=== Instruction ===
Copy out all the lines where "chart" shows up.

=== Data ===
———

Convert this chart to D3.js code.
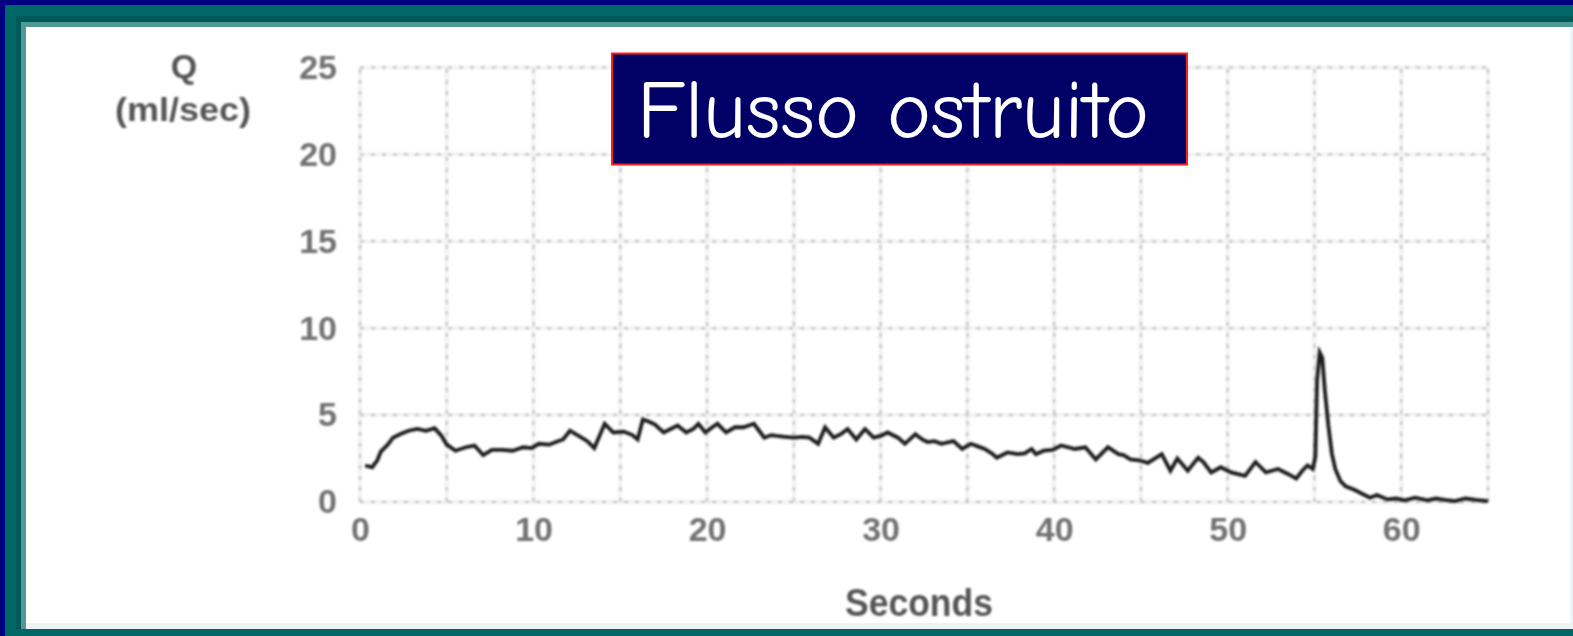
<!DOCTYPE html>
<html>
<head>
<meta charset="utf-8">
<script src="https://cdn.jsdelivr.net/npm/d3@7"></script>
<style>
  html, body { margin: 0; padding: 0; background: #000080; }
  svg { display: block; }
</style>
</head>
<body>
<svg id="chart" width="1573" height="636"></svg>
<script>
"use strict";

// values
var seconds = [0.3, 0.7, 1.0, 1.2, 1.6, 1.9, 2.3, 2.8, 3.3, 3.8, 4.3, 4.7, 5.0, 5.5, 6.1, 6.6, 7.1, 7.6, 8.2, 8.8,
  9.4, 9.9, 10.3, 10.9, 11.4, 11.7, 12.1, 12.6, 13.1, 13.5, 13.8, 14.1, 14.6, 15.2, 15.7, 16.0, 16.3, 16.7, 17.0, 17.5,
  17.9, 18.3, 18.8, 19.2, 19.5, 19.9, 20.3, 20.6, 21.1, 21.6, 22.1, 22.7, 23.0, 23.3, 23.7, 24.0, 24.5, 25.0, 25.5, 25.9,
  26.4, 26.8, 27.3, 27.7, 28.1, 28.6, 29.1, 29.6, 30.0, 30.4, 31.0, 31.4, 32.0, 32.4, 32.7, 33.1, 33.5, 34.2, 34.7, 35.2,
  35.6, 36.0, 36.4, 36.7, 37.3, 37.9, 38.3, 38.7, 38.95, 39.4, 39.9, 40.4, 41.2, 41.8, 42.4, 43.1, 43.7, 44.0, 44.4, 44.9,
  45.4, 46.2, 46.7, 47.1, 47.7, 48.3, 48.6, 49.05, 49.6, 50.2, 51.0, 51.6, 52.2, 52.9, 53.5, 53.95, 54.3, 54.6, 54.9, 55.05,
  55.15, 55.3, 55.45, 55.6, 55.8, 56.0, 56.2, 56.5, 56.8, 57.3, 57.8, 58.2, 58.6, 59.2, 59.7, 60.2, 60.8, 61.5, 62.0, 62.5,
  63.1, 63.7, 64.3, 65.0];
var flow = [2.1, 2.0, 2.4, 2.9, 3.3, 3.7, 3.9, 4.1, 4.2, 4.1, 4.25, 3.8, 3.3, 2.95, 3.15, 3.25, 2.7, 3.0, 3.0, 2.95,
  3.15, 3.1, 3.35, 3.3, 3.5, 3.6, 4.1, 3.8, 3.5, 3.1, 3.8, 4.5, 4.0, 4.05, 3.85, 3.6, 4.75, 4.6, 4.45, 4.0,
  4.2, 4.4, 4.0, 4.2, 4.5, 4.0, 4.3, 4.5, 4.0, 4.3, 4.3, 4.5, 4.1, 3.7, 3.85, 3.8, 3.75, 3.7, 3.75, 3.7,
  3.35, 4.3, 3.7, 3.9, 4.2, 3.6, 4.2, 3.7, 3.8, 4.0, 3.7, 3.35, 3.9, 3.6, 3.45, 3.5, 3.35, 3.5, 3.05, 3.35,
  3.2, 3.05, 2.8, 2.55, 2.85, 2.75, 2.8, 3.05, 2.75, 2.95, 3.0, 3.25, 3.05, 3.15, 2.45, 3.15, 2.75, 2.7, 2.45, 2.4,
  2.25, 2.75, 1.8, 2.5, 1.8, 2.55, 2.3, 1.7, 2.0, 1.7, 1.5, 2.3, 1.7, 1.9, 1.6, 1.35, 1.8, 2.1, 1.9, 2.6,
  7.0, 8.6, 8.3, 6.4, 4.4, 2.8, 1.9, 1.2, 0.9, 0.7, 0.45, 0.25, 0.4, 0.15, 0.2, 0.1, 0.25, 0.1, 0.2, 0.12,
  0.05, 0.2, 0.12, 0.05];

var xTicks = [0, 10, 20, 30, 40, 50, 60];
var yTicks = [0, 5, 10, 15, 20, 25];
var xGrid = [0, 5, 10, 15, 20, 25, 30, 35, 40, 45, 50, 55, 60, 65];
var yGrid = [0, 5, 10, 15, 20, 25];

var titleText = "Flusso ostruito";
var yLabel1 = "Q";
var yLabel2 = "(ml/sec)";
var xLabel = "Seconds";

var svg = d3.select("#chart");

// slide frame
svg.append("rect").attr("width", 1573).attr("height", 636).attr("fill", "#000080");
svg.append("rect").attr("x", 5).attr("y", 5).attr("width", 1568).attr("height", 631).attr("fill", "#006666");
svg.append("rect").attr("x", 16).attr("y", 16).attr("width", 1557).attr("height", 613).attr("fill", "#005858");
svg.append("rect").attr("x", 21).attr("y", 22).attr("width", 1552).attr("height", 607).attr("fill", "#4f9a96");
svg.append("rect").attr("x", 26).attr("y", 27).attr("width", 1547).attr("height", 602).attr("fill", "#eef4f4");
svg.append("rect").attr("x", 26).attr("y", 27).attr("width", 1544).attr("height", 596).attr("fill", "#ffffff");

// soft blur, the picture is an upscaled scan
var defs = svg.append("defs");
defs.append("filter").attr("id", "soft")
  .attr("x", "-5%").attr("y", "-5%").attr("width", "110%").attr("height", "110%")
  .append("feGaussianBlur").attr("stdDeviation", 0.9);

var x = d3.scaleLinear().domain([0, 65]).range([360, 1488]);
var y = d3.scaleLinear().domain([0, 25]).range([502, 67.5]);

// grid
var grid = svg.append("g").attr("class", "grid").attr("filter", "url(#soft)");

grid.selectAll("line.hbg")
  .data(yGrid)
  .enter()
  .append("line")
  .attr("class", "hbg")
  .attr("x1", x(0)).attr("x2", x(65))
  .attr("y1", function(d){ return y(d); })
  .attr("y2", function(d){ return y(d); })
  .attr("stroke", "#f3f3f3")
  .attr("stroke-width", 4);

grid.selectAll("line.vbg")
  .data(xGrid)
  .enter()
  .append("line")
  .attr("class", "vbg")
  .attr("y1", y(0)).attr("y2", y(25))
  .attr("x1", function(d){ return x(d); })
  .attr("x2", function(d){ return x(d); })
  .attr("stroke", "#f3f3f3")
  .attr("stroke-width", 4);

grid.selectAll("line.h")
  .data(yGrid)
  .enter()
  .append("line")
  .attr("class", "h")
  .attr("x1", x(0)).attr("x2", x(65))
  .attr("y1", function(d){ return y(d); })
  .attr("y2", function(d){ return y(d); })
  .attr("stroke", "#c8c8c8")
  .attr("stroke-width", 2.5)
  .attr("stroke-dasharray", "4,7");

grid.selectAll("line.v")
  .data(xGrid)
  .enter()
  .append("line")
  .attr("class", "v")
  .attr("y1", y(0)).attr("y2", y(25))
  .attr("x1", function(d){ return x(d); })
  .attr("x2", function(d){ return x(d); })
  .attr("stroke", "#c8c8c8")
  .attr("stroke-width", 2.5)
  .attr("stroke-dasharray", "4,7");

// axes (labels only)
var xAxis = svg.append("g")
  .attr("transform", "translate(0," + y(0) + ")")
  .call(d3.axisBottom(x).tickValues(xTicks).tickSize(0).tickPadding(15));
var yAxis = svg.append("g")
  .attr("transform", "translate(" + x(0) + ",0)")
  .call(d3.axisLeft(y).tickValues(yTicks).tickSize(0).tickPadding(23));

[xAxis, yAxis].forEach(function(a) {
  a.select(".domain").remove();
  a.attr("filter", "url(#soft)");
  a.selectAll("text")
    .style("font-family", "'Liberation Sans', Arial, sans-serif")
    .style("font-weight", "bold")
    .style("font-size", "34px")
    .attr("fill", "#727272");
});

// curve
var line = d3.line()
  .x(function(d, i){ return x(seconds[i]); })
  .y(function(d){ return y(d); });

svg.append("path")
  .datum(flow)
  .attr("d", line)
  .attr("fill", "none")
  .attr("stroke", "#1c1c1c")
  .attr("stroke-width", 3.8)
  .attr("stroke-linejoin", "miter")
  .attr("filter", "url(#soft)");

// axis titles
var labels = svg.append("g")
  .attr("filter", "url(#soft)")
  .style("font-family", "'Liberation Sans', Arial, sans-serif")
  .style("font-weight", "bold")
  .attr("fill", "#555555")
  .attr("text-anchor", "middle");

labels.append("text").attr("x", 184).attr("y", 78).style("font-size", "34px").text(yLabel1);
labels.append("text").attr("x", 183).attr("y", 121).style("font-size", "34px")
  .attr("textLength", 136).attr("lengthAdjust", "spacingAndGlyphs").text(yLabel2);
labels.append("text").attr("x", 919).attr("y", 616).style("font-size", "38px")
  .attr("textLength", 148).attr("lengthAdjust", "spacingAndGlyphs").text(xLabel);

// title box
svg.append("rect")
  .attr("x", 612).attr("y", 53.5)
  .attr("width", 575).attr("height", 111)
  .attr("fill", "#000066")
  .attr("stroke", "#ff1f1f")
  .attr("stroke-width", 2);

svg.append("text")
  .attr("x", 637).attr("y", 138)
  .attr("textLength", 512).attr("lengthAdjust", "spacingAndGlyphs")
  .style("font-family", "'Comic Sans MS', 'Comic Neue', Lato, sans-serif")
  .style("font-size", "82px")
  .attr("fill", "#ffffff")
  .text(titleText);
</script>
</body>
</html>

———

=== Output of the task ===
Convert this chart to D3.js code.
<svg id="chart" width="1573" height="636"></svg>
var svg = d3.select("#chart");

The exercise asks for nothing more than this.